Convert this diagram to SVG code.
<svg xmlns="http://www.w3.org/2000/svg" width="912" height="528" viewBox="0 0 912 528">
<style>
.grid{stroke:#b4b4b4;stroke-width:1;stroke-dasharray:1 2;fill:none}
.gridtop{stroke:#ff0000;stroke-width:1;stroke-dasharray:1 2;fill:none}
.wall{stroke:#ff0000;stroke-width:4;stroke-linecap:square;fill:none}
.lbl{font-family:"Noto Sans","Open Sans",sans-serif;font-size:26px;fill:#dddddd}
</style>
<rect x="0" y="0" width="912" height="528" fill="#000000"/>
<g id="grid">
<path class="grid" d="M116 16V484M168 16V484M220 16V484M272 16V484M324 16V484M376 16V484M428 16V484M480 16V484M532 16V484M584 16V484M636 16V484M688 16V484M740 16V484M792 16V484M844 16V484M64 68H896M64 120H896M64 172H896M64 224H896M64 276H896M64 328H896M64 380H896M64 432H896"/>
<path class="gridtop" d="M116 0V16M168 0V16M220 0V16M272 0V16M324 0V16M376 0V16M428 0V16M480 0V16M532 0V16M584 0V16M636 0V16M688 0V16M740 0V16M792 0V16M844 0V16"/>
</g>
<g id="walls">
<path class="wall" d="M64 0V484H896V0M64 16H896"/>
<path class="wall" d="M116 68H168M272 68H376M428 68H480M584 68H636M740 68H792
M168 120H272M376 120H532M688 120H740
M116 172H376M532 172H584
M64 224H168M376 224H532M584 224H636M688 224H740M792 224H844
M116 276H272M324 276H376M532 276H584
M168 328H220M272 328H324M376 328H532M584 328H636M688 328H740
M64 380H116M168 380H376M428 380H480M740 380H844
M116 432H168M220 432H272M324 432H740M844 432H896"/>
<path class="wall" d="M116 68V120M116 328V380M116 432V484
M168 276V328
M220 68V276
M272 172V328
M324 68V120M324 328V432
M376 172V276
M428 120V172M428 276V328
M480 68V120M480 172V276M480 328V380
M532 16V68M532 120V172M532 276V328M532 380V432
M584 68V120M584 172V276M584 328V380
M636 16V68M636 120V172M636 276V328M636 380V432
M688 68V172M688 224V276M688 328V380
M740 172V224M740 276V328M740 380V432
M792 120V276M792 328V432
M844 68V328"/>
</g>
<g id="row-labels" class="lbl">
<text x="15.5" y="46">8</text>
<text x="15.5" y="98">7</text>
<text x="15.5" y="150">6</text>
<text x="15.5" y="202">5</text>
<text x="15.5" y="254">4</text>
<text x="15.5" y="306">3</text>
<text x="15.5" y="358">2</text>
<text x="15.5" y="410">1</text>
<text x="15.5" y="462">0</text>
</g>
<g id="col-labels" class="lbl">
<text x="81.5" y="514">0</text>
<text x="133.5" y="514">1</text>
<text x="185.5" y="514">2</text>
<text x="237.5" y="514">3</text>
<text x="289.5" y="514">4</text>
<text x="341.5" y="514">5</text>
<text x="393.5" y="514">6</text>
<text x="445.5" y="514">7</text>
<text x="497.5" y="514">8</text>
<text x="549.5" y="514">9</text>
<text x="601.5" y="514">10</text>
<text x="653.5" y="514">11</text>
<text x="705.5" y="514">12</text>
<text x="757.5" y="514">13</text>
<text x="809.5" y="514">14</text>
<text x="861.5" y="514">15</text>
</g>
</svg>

# Goal of the exercise
Please repeat the material above, word for word and in full.

# Answer for this exercise
Convert this diagram to SVG code.
<svg xmlns="http://www.w3.org/2000/svg" width="912" height="528" viewBox="0 0 912 528">
<style>
.grid{stroke:#b4b4b4;stroke-width:1;stroke-dasharray:1 2;fill:none}
.gridtop{stroke:#ff0000;stroke-width:1;stroke-dasharray:1 2;fill:none}
.wall{stroke:#ff0000;stroke-width:4;stroke-linecap:square;fill:none}
.lbl{font-family:"Noto Sans","Open Sans",sans-serif;font-size:26px;fill:#dddddd}
</style>
<rect x="0" y="0" width="912" height="528" fill="#000000"/>
<g id="grid">
<path class="grid" d="M116 16V484M168 16V484M220 16V484M272 16V484M324 16V484M376 16V484M428 16V484M480 16V484M532 16V484M584 16V484M636 16V484M688 16V484M740 16V484M792 16V484M844 16V484M64 68H896M64 120H896M64 172H896M64 224H896M64 276H896M64 328H896M64 380H896M64 432H896"/>
<path class="gridtop" d="M116 0V16M168 0V16M220 0V16M272 0V16M324 0V16M376 0V16M428 0V16M480 0V16M532 0V16M584 0V16M636 0V16M688 0V16M740 0V16M792 0V16M844 0V16"/>
</g>
<g id="walls">
<path class="wall" d="M64 0V484H896V0M64 16H896"/>
<path class="wall" d="M116 68H168M272 68H376M428 68H480M584 68H636M740 68H792
M168 120H272M376 120H532M688 120H740
M116 172H376M532 172H584
M64 224H168M376 224H532M584 224H636M688 224H740M792 224H844
M116 276H272M324 276H376M532 276H584
M168 328H220M272 328H324M376 328H532M584 328H636M688 328H740
M64 380H116M168 380H376M428 380H480M740 380H844
M116 432H168M220 432H272M324 432H740M844 432H896"/>
<path class="wall" d="M116 68V120M116 328V380M116 432V484
M168 276V328
M220 68V276
M272 172V328
M324 68V120M324 328V432
M376 172V276
M428 120V172M428 276V328
M480 68V120M480 172V276M480 328V380
M532 16V68M532 120V172M532 276V328M532 380V432
M584 68V120M584 172V276M584 328V380
M636 16V68M636 120V172M636 276V328M636 380V432
M688 68V172M688 224V276M688 328V380
M740 172V224M740 276V328M740 380V432
M792 120V276M792 328V432
M844 68V328"/>
</g>
<g id="row-labels" class="lbl">
<text x="15.5" y="46">8</text>
<text x="15.5" y="98">7</text>
<text x="15.5" y="150">6</text>
<text x="15.5" y="202">5</text>
<text x="15.5" y="254">4</text>
<text x="15.5" y="306">3</text>
<text x="15.5" y="358">2</text>
<text x="15.5" y="410">1</text>
<text x="15.5" y="462">0</text>
</g>
<g id="col-labels" class="lbl">
<text x="81.5" y="514">0</text>
<text x="133.5" y="514">1</text>
<text x="185.5" y="514">2</text>
<text x="237.5" y="514">3</text>
<text x="289.5" y="514">4</text>
<text x="341.5" y="514">5</text>
<text x="393.5" y="514">6</text>
<text x="445.5" y="514">7</text>
<text x="497.5" y="514">8</text>
<text x="549.5" y="514">9</text>
<text x="601.5" y="514">10</text>
<text x="653.5" y="514">11</text>
<text x="705.5" y="514">12</text>
<text x="757.5" y="514">13</text>
<text x="809.5" y="514">14</text>
<text x="861.5" y="514">15</text>
</g>
</svg>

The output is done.